Dr. Ferko’s document also has data on types of injuries. Between 1980 and 1990, 22% of small aircraft fatalities were caused by head injury. Not exactly the data point I was looking for, but close. I dug into this some more and could not find evidence that spinal injury was statistically significant in small airplane crashes. What seems much more likely in my particular scenario were the risks associated with concussion.
After a significant bump to the head, the brain starts to swell. This swelling leads to confusion, vision problems, and most relevant to this discussion, balance problems. Therefore, if I stood up I could, dazed and among the debris of the crash, trip and worsen my injuries. Without emergency responders on the scene, it could be tough for a pilot to evaluate how stunned they were, so this seems like very reasonable risk. I have also read about delayed loss of consciousness, where the pilot may be standing, pass out, and bump their already wounded brain a second time. Scary stuff.
Looking at all that data, the likelihood that the airplane you just crashed is or soon will be on fire is just below one in five. Similarly the chance that you will have a head injury is just over one in five. Therefore there isn’t a statistically significant reason to worry about one over the other. However, the risks associated with the head injury would be distinctly lowered if you did not remain standing any longer than necessary after removing yourself from the wreck. Therefore, my plan, should I encounter this situation again, is that if I have the ability to get out of the wreck, I will. Then I will sit down, despite all the adrenaline and pilot curiosity about the crash driving me to do the opposite. I am surprised looking back at how quickly I went from worrying about my injuries to wanting to look over the crash site.
I want to take a second to talk about this behavioral phenomenon. Very quickly after the accident, I became fascinated with looking at the wreckage. It’s a very reasonable response. I had spent a lot of time developing the airplane and its systems. Before that I had spent 12 years trying to predict how aircraft systems and structures would behave in just this kind of situation.
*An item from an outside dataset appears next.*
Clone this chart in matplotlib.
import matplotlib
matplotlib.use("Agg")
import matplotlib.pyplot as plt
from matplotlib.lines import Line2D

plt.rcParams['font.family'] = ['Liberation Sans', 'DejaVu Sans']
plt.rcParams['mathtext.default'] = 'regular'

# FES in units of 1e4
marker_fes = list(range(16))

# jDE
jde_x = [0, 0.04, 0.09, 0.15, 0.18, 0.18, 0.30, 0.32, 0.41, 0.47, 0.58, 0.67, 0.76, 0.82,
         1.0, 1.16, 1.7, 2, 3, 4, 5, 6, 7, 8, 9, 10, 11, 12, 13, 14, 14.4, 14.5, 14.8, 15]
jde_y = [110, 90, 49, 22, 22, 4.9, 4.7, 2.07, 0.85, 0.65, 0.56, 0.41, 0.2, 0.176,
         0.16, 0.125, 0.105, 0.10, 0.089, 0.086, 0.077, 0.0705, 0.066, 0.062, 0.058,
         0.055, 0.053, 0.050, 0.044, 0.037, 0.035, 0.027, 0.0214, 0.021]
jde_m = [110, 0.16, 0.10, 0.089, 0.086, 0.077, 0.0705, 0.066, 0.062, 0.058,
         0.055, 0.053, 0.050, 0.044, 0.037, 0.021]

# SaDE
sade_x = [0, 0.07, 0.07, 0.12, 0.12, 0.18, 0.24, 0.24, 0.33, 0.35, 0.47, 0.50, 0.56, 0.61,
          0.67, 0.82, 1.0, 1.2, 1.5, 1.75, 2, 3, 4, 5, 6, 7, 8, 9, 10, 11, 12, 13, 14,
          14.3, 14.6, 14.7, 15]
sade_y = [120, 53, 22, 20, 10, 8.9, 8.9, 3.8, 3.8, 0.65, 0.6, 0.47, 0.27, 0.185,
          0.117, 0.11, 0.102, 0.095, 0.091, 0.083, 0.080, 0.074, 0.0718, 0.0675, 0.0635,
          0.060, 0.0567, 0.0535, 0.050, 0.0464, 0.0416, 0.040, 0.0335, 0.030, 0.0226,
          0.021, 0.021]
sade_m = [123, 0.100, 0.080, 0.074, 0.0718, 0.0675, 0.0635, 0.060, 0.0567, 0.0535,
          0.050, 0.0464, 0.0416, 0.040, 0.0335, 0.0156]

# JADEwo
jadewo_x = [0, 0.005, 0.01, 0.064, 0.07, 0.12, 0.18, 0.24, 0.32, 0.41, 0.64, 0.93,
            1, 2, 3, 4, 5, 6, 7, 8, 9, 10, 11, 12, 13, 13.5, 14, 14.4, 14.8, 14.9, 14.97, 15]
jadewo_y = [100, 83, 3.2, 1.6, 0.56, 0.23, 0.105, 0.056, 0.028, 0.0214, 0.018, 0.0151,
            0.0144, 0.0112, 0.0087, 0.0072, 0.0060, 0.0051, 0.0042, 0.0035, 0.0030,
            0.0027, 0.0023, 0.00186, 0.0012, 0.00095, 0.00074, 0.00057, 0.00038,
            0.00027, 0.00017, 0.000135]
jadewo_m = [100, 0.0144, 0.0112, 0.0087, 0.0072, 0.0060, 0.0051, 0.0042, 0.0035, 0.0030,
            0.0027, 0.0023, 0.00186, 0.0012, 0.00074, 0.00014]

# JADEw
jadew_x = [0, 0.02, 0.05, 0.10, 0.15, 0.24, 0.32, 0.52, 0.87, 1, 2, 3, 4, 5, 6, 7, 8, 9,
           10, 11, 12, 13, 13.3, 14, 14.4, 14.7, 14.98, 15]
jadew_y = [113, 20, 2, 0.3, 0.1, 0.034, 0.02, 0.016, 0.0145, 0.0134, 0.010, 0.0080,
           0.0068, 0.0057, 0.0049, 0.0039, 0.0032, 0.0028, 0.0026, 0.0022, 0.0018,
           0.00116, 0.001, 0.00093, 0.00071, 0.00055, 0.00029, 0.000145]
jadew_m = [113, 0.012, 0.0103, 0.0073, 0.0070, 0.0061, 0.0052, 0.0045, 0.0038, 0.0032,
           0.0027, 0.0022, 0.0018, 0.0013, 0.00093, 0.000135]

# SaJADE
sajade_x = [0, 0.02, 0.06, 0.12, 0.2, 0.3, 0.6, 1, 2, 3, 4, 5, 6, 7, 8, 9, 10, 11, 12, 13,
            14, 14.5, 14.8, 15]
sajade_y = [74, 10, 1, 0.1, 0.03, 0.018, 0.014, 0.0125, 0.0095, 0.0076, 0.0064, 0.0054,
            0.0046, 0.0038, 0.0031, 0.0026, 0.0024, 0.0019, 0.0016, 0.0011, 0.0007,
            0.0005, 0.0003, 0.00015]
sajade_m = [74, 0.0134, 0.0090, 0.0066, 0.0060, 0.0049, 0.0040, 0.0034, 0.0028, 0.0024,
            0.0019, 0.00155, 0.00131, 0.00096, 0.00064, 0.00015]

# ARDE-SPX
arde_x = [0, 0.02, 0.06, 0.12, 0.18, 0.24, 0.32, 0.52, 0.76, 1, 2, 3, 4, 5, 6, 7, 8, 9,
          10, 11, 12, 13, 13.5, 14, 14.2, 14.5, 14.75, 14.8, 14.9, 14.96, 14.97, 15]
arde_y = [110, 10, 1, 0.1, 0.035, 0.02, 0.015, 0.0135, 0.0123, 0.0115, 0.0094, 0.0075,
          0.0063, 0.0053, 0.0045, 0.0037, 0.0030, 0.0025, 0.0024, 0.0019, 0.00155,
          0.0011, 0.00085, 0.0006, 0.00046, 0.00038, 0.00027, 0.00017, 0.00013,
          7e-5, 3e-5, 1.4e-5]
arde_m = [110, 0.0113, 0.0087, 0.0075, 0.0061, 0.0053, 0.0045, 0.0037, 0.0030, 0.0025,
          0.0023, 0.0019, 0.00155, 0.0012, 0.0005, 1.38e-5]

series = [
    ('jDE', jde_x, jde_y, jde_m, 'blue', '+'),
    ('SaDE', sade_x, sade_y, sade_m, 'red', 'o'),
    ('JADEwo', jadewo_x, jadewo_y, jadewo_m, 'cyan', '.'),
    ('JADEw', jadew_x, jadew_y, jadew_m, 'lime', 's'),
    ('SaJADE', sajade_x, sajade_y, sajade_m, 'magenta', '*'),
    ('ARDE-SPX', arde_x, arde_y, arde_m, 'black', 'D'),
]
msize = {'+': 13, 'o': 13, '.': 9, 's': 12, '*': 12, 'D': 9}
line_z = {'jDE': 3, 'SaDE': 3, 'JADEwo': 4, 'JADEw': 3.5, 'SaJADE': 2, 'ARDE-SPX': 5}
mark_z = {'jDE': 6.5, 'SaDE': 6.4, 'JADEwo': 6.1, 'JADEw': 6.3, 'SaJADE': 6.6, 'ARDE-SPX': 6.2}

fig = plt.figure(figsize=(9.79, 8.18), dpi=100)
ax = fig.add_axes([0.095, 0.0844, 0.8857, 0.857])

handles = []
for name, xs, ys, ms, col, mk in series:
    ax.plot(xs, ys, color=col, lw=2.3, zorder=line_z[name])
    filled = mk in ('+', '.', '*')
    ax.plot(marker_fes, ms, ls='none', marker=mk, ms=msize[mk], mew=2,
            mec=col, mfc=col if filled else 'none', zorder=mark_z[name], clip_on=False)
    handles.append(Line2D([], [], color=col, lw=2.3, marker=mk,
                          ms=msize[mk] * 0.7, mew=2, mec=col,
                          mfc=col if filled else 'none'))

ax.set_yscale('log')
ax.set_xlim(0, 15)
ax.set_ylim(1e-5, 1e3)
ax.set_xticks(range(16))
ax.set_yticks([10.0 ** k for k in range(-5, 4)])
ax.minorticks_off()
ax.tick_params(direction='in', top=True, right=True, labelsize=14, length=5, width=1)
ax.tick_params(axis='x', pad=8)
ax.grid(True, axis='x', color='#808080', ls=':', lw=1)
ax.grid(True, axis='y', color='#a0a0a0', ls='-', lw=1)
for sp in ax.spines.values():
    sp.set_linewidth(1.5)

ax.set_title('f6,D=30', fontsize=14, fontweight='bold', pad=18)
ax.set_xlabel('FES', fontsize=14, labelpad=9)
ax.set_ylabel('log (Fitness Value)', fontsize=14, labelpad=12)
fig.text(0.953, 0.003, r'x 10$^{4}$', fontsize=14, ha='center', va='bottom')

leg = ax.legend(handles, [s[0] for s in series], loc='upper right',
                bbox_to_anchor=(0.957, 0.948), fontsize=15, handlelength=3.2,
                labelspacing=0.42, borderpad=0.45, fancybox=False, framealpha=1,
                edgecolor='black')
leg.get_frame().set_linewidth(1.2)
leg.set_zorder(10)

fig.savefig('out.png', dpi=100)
Suddenly all the associated interest in the subject was drawing me away from the paramedics to look at the wreckage. At this moment I was at incredible risk of having physical injuries that I didn’t know were there, but it literally took all the effort I had not to start digging through the wreckage. Now looking back on the incident, I have been able to spend much more time than I’d like looking at that wreckage, and there was no rush within minutes of the accident to be looking over the site.
This is important work that we do, cold and unforgiving but good.